Interestingly, the treatment effect of empagliflozin was not modified by baseline liver parameters. However, it is important to note that the study population did not include clinically significant liver disease at baseline. The authors excluded patients based on abnormal LFTs (see definition above), which may not completely capture patients with underlying liver disease. This highlights the lack of evidence on the safety and efficacy of empagliflozin in liver disease. Additionally, it is possible that empagliflozin has a greater treatment effect in certain types of liver disease, such as non-alcoholic fatty liver disease which shares similar comorbidities with HFpEF. Prior studies have demonstrated empagliflozin's benefits in liver steatosis and liver fibrosis,15 and there are ongoing clinical trials studying this interaction.

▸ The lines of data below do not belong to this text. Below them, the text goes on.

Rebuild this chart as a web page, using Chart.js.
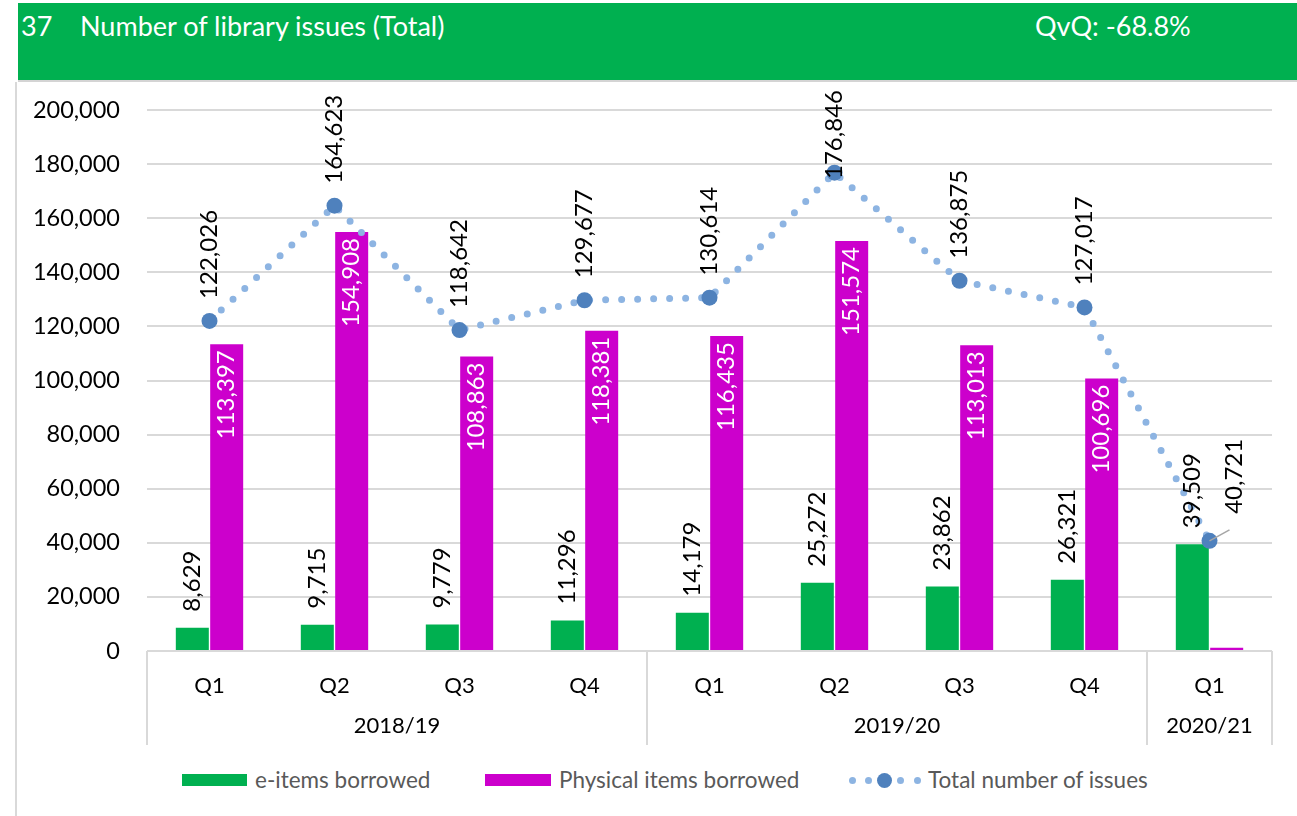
<!DOCTYPE html>
<html>
<head>
<meta charset="utf-8">
<script src="https://cdn.jsdelivr.net/npm/chart.js@4.4.1/dist/chart.umd.min.js"></script>
<style>
  body { margin: 0; background: #fff; font-family: Lato, "Open Sans", sans-serif; }
  #header { position: absolute; left: 18px; top: 3px; width: 1279px; height: 77px; background: #00b050; border-bottom: 2px solid #d4d4d4; color: #fff; font-size: 27px; }
  #header span { position: absolute; top: 6px; }
  #panel { position: absolute; left: 15px; top: 82px; width: 0; height: 734px; border-left: 2px solid #d9d9d9; }
  #wrap { position: absolute; left: 18px; top: 83px; width: 1279px; height: 680px; }
  .lg { position: absolute; top: 766px; font-size: 22.5px; color: #595959; line-height: 28px; }
  .box { position: absolute; height: 12px; top: 774px; }
  .dot { position: absolute; border-radius: 50%; }
</style>
</head>
<body>
<div id="header"><span style="left:3px">37</span><span style="left:62px">Number of library issues (Total)</span><span style="left:1017px">QvQ: -68.8%</span></div>
<div id="panel"></div>
<div id="wrap"><canvas id="chart"></canvas></div>

<div class="box" style="left:182px;width:65px;background:#00b050"></div>
<div class="lg" style="left:255px">e-items borrowed</div>
<div class="box" style="left:485px;width:66px;background:#cc00cc"></div>
<div class="lg" style="left:559px">Physical items borrowed</div>
<div class="dot" style="left:849px;top:777px;width:7px;height:7px;background:#8db4e2"></div>
<div class="dot" style="left:865px;top:777px;width:7px;height:7px;background:#8db4e2"></div>
<div class="dot" style="left:877px;top:773px;width:15px;height:15px;background:#4f81bd"></div>
<div class="dot" style="left:897px;top:777px;width:7px;height:7px;background:#8db4e2"></div>
<div class="dot" style="left:914px;top:777px;width:7px;height:7px;background:#8db4e2"></div>
<div class="lg" style="left:928px">Total number of issues</div>

<script>
var quarters = ['Q1', 'Q2', 'Q3', 'Q4', 'Q1', 'Q2', 'Q3', 'Q4', 'Q1'];
var years = ['2018/19', '2019/20', '2020/21'];
var yearSpans = [4, 4, 1];
var eItems = [8629, 9715, 9779, 11296, 14179, 25272, 23862, 26321, 39509];
var physical = [113397, 154908, 108863, 118381, 116435, 151574, 113013, 100696, 1212];
var totalIssues = [122026, 164623, 118642, 129677, 130614, 176846, 136875, 127017, 40721];
var yTicks = [0, 20000, 40000, 60000, 80000, 100000, 120000, 140000, 160000, 180000, 200000];

var FONT = 'Lato, "Open Sans", sans-serif';
var fmt = function(v) { return v.toLocaleString('en-US'); };

// rotated value labels
var labelsPlugin = {
  id: 'valueLabels',
  afterDatasetsDraw: function(chart) {
    var ctx = chart.ctx;
    var area = chart.chartArea;
    ctx.save();
    ctx.font = '24px ' + FONT;
    ctx.textBaseline = 'middle';
    function vtext(txt, x, y, align, color) {
      ctx.save();
      ctx.translate(x, y);
      ctx.rotate(-Math.PI / 2);
      ctx.textAlign = align;
      ctx.fillStyle = color;
      ctx.fillText(txt, 0, 0);
      ctx.restore();
    }
    var last = totalIssues.length - 1;
    chart.getDatasetMeta(0).data.forEach(function(bar, i) {
      vtext(fmt(eItems[i]), bar.x, bar.y - 16, 'left', '#000');
    });
    // inside-end labels stay inside the plot
    ctx.save();
    ctx.beginPath();
    ctx.rect(area.left, area.top, area.right - area.left, area.bottom - area.top);
    ctx.clip();
    chart.getDatasetMeta(1).data.forEach(function(bar, i) {
      vtext(fmt(physical[i]), bar.x, bar.y + 6, 'right', '#fff');
    });
    ctx.restore();
    chart.getDatasetMeta(2).data.forEach(function(pt, i) {
      var txt = fmt(totalIssues[i]);
      if (i === last) {
        // moved label with leader line, like the original
        ctx.strokeStyle = '#a6a6a6';
        ctx.lineWidth = 1.5;
        ctx.beginPath();
        ctx.moveTo(pt.x, pt.y);
        ctx.lineTo(pt.x + 20, pt.y - 11);
        ctx.stroke();
        vtext(txt, pt.x + 25, pt.y - 27, 'left', '#000');
      } else {
        var w = ctx.measureText(txt).width;
        var y0 = Math.max(pt.y - 22, 7 + w);   // keep inside the panel
        vtext(txt, pt.x, y0, 'left', '#000');
      }
    });
    ctx.restore();
  }
};

// year groups under the quarter labels
var groupAxisPlugin = {
  id: 'groupAxis',
  afterDraw: function(chart) {
    var ctx = chart.ctx;
    var xs = chart.scales.x;
    var area = chart.chartArea;
    var step = (area.right - area.left) / quarters.length;
    ctx.save();
    ctx.strokeStyle = '#d9d9d9';
    ctx.lineWidth = 2;
    ctx.beginPath();
    ctx.moveTo(area.left, area.bottom);
    ctx.lineTo(area.right, area.bottom);
    var start = 0;
    var edges = [0];
    yearSpans.forEach(function(n) { start += n; edges.push(start); });
    edges.forEach(function(k) {
      var x = Math.round(xs.getPixelForValue(k) - step / 2);
      ctx.moveTo(x, area.bottom);
      ctx.lineTo(x, area.bottom + 94);
    });
    ctx.stroke();
    ctx.fillStyle = '#000';
    ctx.font = '22px ' + FONT;
    ctx.textAlign = 'center';
    ctx.textBaseline = 'middle';
    years.forEach(function(y, j) {
      var a = xs.getPixelForValue(edges[j]) - step / 2;
      var b = xs.getPixelForValue(edges[j + 1]) - step / 2;
      ctx.fillText(y, (a + b) / 2, area.bottom + 75);
    });
    ctx.restore();
  }
};

var ctx = document.getElementById('chart');
new Chart(ctx, {
  type: 'bar',
  data: {
    labels: quarters,
    datasets: [
      {
        label: 'e-items borrowed',
        data: eItems,
        backgroundColor: '#00b050',
        categoryPercentage: 0.55,
        barPercentage: 0.96,
        order: 1
      },
      {
        label: 'Physical items borrowed',
        data: physical,
        backgroundColor: '#cc00cc',
        categoryPercentage: 0.55,
        barPercentage: 0.96,
        order: 2
      },
      {
        type: 'line',
        label: 'Total number of issues',
        data: totalIssues,
        borderColor: '#8db4e2',
        borderWidth: 7,
        borderDash: [0, 16],
        borderCapStyle: 'round',
        pointRadius: 8,
        pointBackgroundColor: '#4f81bd',
        pointBorderWidth: 0,
        tension: 0,
        order: 0
      }
    ]
  },
  options: {
    responsive: true,
    maintainAspectRatio: false,
    animation: false,
    layout: { padding: { left: 0, right: 25, top: 27, bottom: 18 } },
    plugins: {
      legend: { display: false },
      tooltip: { enabled: false }
    },
    scales: {
      x: {
        grid: { display: false, drawTicks: false },
        border: { display: false },
        ticks: { color: '#000', font: { family: FONT, size: 22 }, padding: 22, maxRotation: 0 },
        afterFit: function(s) { s.height = 94; }
      },
      y: {
        min: 0,
        max: 200000,
        afterBuildTicks: function(s) { s.ticks = yTicks.map(function(v) { return { value: v }; }); },
        grid: { color: '#d9d9d9', lineWidth: 2, drawTicks: true, tickLength: 27, tickColor: 'rgba(0,0,0,0)' },
        border: { display: false },
        ticks: { color: '#000', font: { family: FONT, size: 23.5 }, padding: 0, callback: function(v) { return fmt(v); } },
        afterFit: function(s) { s.width = 129; }
      }
    }
  },
  plugins: [labelsPlugin, groupAxisPlugin]
});
</script>
</body>
</html>
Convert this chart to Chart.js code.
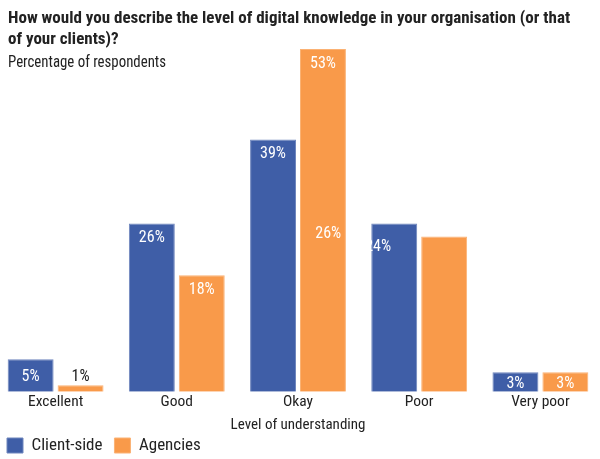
<!DOCTYPE html>
<html>
<head>
<meta charset="utf-8">
<script src="https://cdn.jsdelivr.net/npm/chart.js@4"></script>
<style>
  html, body { margin: 0; padding: 0; background: #fff; overflow: hidden; width: 600px; height: 459px; }
  /* canvas is a bit wider than the page: the outer bars sit closer to the edges than Chart.js allows */
  #wrap { position: absolute; left: -5px; top: 0; width: 606px; }
</style>
</head>
<body>
<div id="wrap"><canvas id="knowledgeChart"></canvas></div>
<script>
const categories = ["Excellent", "Good", "Okay", "Poor", "Very poor"];
const clientSide = [5, 26, 39, 26, 3];
const agencies = [1, 18, 53, 24, 3];
const seriesNames = ["Client-side", "Agencies"];
const yMax = 53;

const titleLines = [
    "How would you describe the level of digital knowledge in your organisation (or that",
    "of your clients)?"
];
const subtitleText = "Percentage of respondents";
const axisTitle = "Level of understanding";

const FONT = "'Roboto Condensed', 'DejaVu Sans Condensed', sans-serif";
const TEXT = "#222";
const BLUE = "#3f5ea7";
const ORANGE = "#f99a4a";

const mctx = document.createElement("canvas").getContext("2d");
function textWidth(font, text) {
    mctx.font = font;
    return mctx.measureText(text).width;
}
// squeeze our own text so it keeps the original's widths
const titleSqueeze = Math.min(1, 568 / textWidth("bold 17px " + FONT, titleLines[0]));
const subSqueeze = Math.min(1, 158 / textWidth("16px " + FONT, subtitleText));
const tickSize = 15.5;
const axisSize = 15;
const legendSize = 17;

// vertical layout, worked back from where things sit in the original
const chartBottom = 391.7;
const tickLH = 1.2 * tickSize;
const axisLH = 1.2 * axisSize;
const tickPad = 402.3 - chartBottom - tickLH / 2;
const itemH = Math.max(legendSize, 15);
const legendPad = 12;
const canvasH = 464;
const legendTop = canvasH - (itemH + legendPad + 10);
const titleBot = legendTop - axisLH / 2 - 425.5;
// Chart.js counts the tick padding twice in the axis height
const titleTop = (legendTop - chartBottom) - 2 * tickPad - tickLH - axisLH - titleBot;
document.getElementById("wrap").style.height = canvasH + "px";

function squeezedText(ctx, text, x, y, sx) {
    ctx.save();
    ctx.translate(x, y);
    ctx.scale(sx, 1);
    ctx.fillText(text, 0, 0);
    ctx.restore();
}

// title + subtitle drawn on top, they sit over the plot area
const headingPlugin = {
    id: "heading",
    afterDraw(chart) {
        const ctx = chart.ctx;
        ctx.save();
        ctx.fillStyle = TEXT;
        ctx.textAlign = "left";
        ctx.textBaseline = "alphabetic";
        ctx.font = "bold 17px " + FONT;
        squeezedText(ctx, titleLines[0], 13, 22.7, titleSqueeze);
        squeezedText(ctx, titleLines[1], 13, 43.7, titleSqueeze);
        ctx.font = "16px " + FONT;
        squeezedText(ctx, subtitleText, 13, 66.7, subSqueeze);
        ctx.restore();
    }
};

// value labels near the top of each bar
const barLabelPlugin = {
    id: "barLabels",
    afterDatasetsDraw(chart, args, opts) {
        const ctx = chart.ctx;
        ctx.save();
        ctx.font = "16px " + FONT;
        ctx.textAlign = "center";
        ctx.textBaseline = "alphabetic";
        chart.data.datasets.forEach((ds, di) => {
            chart.getDatasetMeta(di).data.forEach((bar, i) => {
                const h = bar.base - bar.y;
                const nudge = opts.nudge[i] || { x: 0, y: 0 };
                let cy;
                let color = "#fff";
                if (h < 12) {
                    cy = bar.y - 9.5;
                    color = TEXT;
                } else if (h < 40) {
                    cy = (bar.y + bar.base) / 2;
                } else {
                    cy = bar.y + 13;
                }
                ctx.fillStyle = color;
                ctx.fillText(ds.data[i] + "%", bar.x + nudge.x, cy + nudge.y + 5.7);
            });
        });
        ctx.restore();
    }
};

const ctx = document.getElementById("knowledgeChart").getContext("2d");
const knowledgeChart = new Chart(ctx, {
    type: "bar",
    data: {
        labels: categories,
        datasets: [
            {
                label: seriesNames[0],
                data: clientSide,
                backgroundColor: BLUE,
                borderColor: "#6f86bd",
                borderWidth: 1,
            },
            {
                label: seriesNames[1],
                data: agencies,
                backgroundColor: ORANGE,
                borderColor: "#fbb274",
                borderWidth: 1,
            },
        ],
    },
    options: {
        responsive: true,
        maintainAspectRatio: false,
        animation: false,
        datasets: {
            bar: {
                barPercentage: 0.92,
                categoryPercentage: 0.824,
            },
        },
        layout: {
            padding: { top: 49, left: 0, right: 0, bottom: 0 },
        },
        scales: {
            x: {
                grid: { display: false, drawTicks: false },
                border: { display: false },
                ticks: {
                    color: TEXT,
                    padding: tickPad,
                    font: { family: FONT, size: tickSize },
                },
                title: {
                    display: true,
                    text: axisTitle,
                    color: TEXT,
                    font: { family: FONT, size: axisSize },
                    padding: { top: titleTop, bottom: titleBot },
                },
            },
            y: {
                display: false,
                min: 0,
                max: yMax,
            },
        },
        plugins: {
            legend: {
                position: "bottom",
                align: "start",
                labels: {
                    color: TEXT,
                    boxWidth: 16,
                    boxHeight: 15,
                    padding: legendPad,
                    font: { family: FONT, size: legendSize },
                },
            },
            tooltip: { enabled: false },
            barLabels: {
                nudge: { 3: { x: -66, y: -4.5 } },
            },
        },
    },
    plugins: [barLabelPlugin, headingPlugin],
});
</script>
</body>
</html>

In conclusion, Böhm et al.12 enhance the current understanding of the prognostic implications of LFTs in HF and provide new insights into the associations between elevated LFTs and ambulatory HFmrEF/HFpEF. In particular, the interaction between elevated ALT and improved outcomes is highly intriguing and suggests nutritional markers may have added prognostic value in the setting of HFmrEF/HFpEF. As the population prevalence of HFmrEF/HFpEF continues to grow, especially given the established comorbid overlaps between the HF state, fatty liver disease, and progression of renal dysfunction, a deeper understanding of these complex interactions is paramount and may lead to unique insights into the management of these complex patients. In this comprehensive post-hoc analysis, Böhm and colleagues empower us to think more deeply about these interactions.
Conflict of interest: none declared.